Find Some Family Balance:

25 years ago, in my introduction to sociology class, I read a fascinating book by Arlie Hochschild, called The Second Shift. In it, she talks about the division of labor within the household whereby women finish their paid job and then put in another 40 hours at home taking care of daily household chores and family arrangements. Her studies showed that even when a couple thought they were sharing equally, one person was doing daily tasks and the other was doing things that didn’t require as much time. For example one person may grocery shop and the other cooks dinner. They think they are sharing the workload since they each have one chore but one is done weekly and the other nightly.

The world is a dramatically different place since 1989 when Hochschild did her work, yet one person in the home may still take on more than their fair share of the household chores. If you tend to be tasked with more than you would like to be doing, try this fun game I played with my family this weekend.

Take a deck of index cards and write down one chore on each card. Try to think of every chore there is to be done from emptying the dishwasher to arranging playdates for the kids. Ask your family to add to the deck of cards as they may be doing some chores you have forgotten.

Sit down with your entire family and label one index card with each person’s name. Deal the cards according to who does the chore NOW. Don’t worry about changing any distribution at this point. For shared chores, put the card under the person who does it most. If truly equal, label two cards and put it under both people responsible.

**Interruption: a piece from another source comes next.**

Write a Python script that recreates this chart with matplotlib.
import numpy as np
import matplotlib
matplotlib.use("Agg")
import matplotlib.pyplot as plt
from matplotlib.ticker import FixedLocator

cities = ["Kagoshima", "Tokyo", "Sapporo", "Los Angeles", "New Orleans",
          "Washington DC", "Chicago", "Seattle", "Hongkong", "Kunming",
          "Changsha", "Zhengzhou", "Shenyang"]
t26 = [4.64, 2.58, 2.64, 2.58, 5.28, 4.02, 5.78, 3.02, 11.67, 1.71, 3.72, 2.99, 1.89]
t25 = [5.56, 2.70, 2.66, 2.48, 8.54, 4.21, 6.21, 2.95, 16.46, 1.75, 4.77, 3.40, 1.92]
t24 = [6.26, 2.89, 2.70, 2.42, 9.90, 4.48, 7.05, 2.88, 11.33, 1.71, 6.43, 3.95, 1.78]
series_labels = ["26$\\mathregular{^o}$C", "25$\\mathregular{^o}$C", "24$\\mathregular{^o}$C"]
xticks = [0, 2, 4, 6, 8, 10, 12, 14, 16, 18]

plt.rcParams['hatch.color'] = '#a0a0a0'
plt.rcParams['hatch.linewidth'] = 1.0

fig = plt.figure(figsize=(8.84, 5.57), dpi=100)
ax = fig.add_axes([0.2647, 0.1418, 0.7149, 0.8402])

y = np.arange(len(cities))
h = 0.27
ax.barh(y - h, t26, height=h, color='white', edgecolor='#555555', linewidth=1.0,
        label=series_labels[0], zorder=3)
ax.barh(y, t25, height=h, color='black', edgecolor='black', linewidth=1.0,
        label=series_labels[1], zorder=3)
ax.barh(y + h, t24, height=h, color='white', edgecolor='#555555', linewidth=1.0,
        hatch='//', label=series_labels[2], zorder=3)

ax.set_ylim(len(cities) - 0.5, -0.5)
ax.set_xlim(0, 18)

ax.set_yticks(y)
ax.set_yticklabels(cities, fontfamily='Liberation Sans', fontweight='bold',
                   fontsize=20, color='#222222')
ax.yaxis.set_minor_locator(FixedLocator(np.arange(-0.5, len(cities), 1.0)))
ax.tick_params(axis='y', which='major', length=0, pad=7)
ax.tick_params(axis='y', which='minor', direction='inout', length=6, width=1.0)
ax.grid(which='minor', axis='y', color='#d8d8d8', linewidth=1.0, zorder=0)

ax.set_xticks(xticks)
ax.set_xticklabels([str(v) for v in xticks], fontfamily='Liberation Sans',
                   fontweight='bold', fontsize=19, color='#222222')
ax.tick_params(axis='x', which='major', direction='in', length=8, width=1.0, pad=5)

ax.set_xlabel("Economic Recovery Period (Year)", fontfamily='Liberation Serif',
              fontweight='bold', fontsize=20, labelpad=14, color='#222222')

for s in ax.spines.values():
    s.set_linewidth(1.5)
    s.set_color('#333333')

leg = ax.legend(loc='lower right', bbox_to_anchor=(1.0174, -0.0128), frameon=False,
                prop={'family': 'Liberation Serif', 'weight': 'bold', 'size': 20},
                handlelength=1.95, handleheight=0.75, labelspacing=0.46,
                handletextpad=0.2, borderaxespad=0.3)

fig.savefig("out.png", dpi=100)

If there is an unequal distribution and any one person is doing too much, there will be an obvious visual in the cards.

Now, have a discussion about what chores can be taken on by each member of the family. Ensure chores are age appropriate and ideally, determined by what things you like doing more (or less).

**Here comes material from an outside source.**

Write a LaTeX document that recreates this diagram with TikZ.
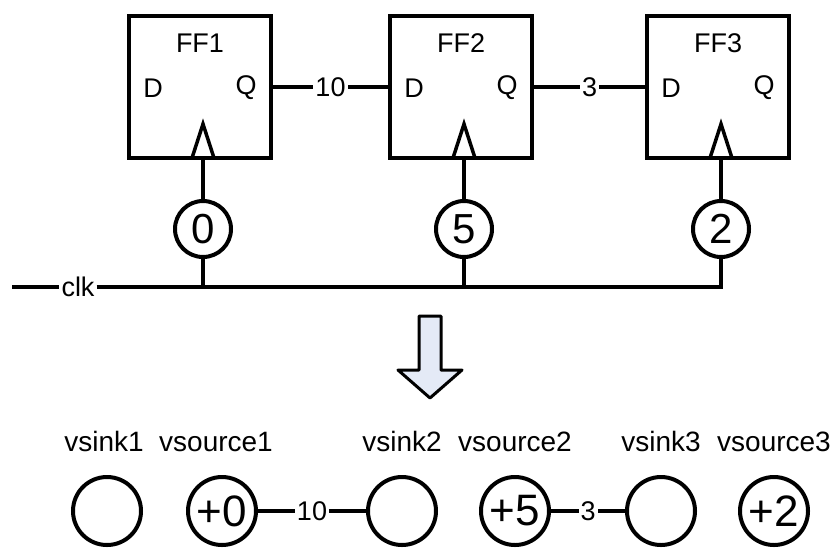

My husband and I used this game to determine a realistic list of chores for our sons. Pre-packaged chore charts hadn’t worked because they didn’t include the chores specific to my kids. (ie pick up your socks, put away your laundry, feed Matilda). For motivation, we are allocating a weekly allowance based upon completion of all chores.

For my husband and I, it was a great way to have a discussion about who was doing more and how we could help each other without finger pointing or resentment. Our weekly reward is that we don’t get frustrated with each other!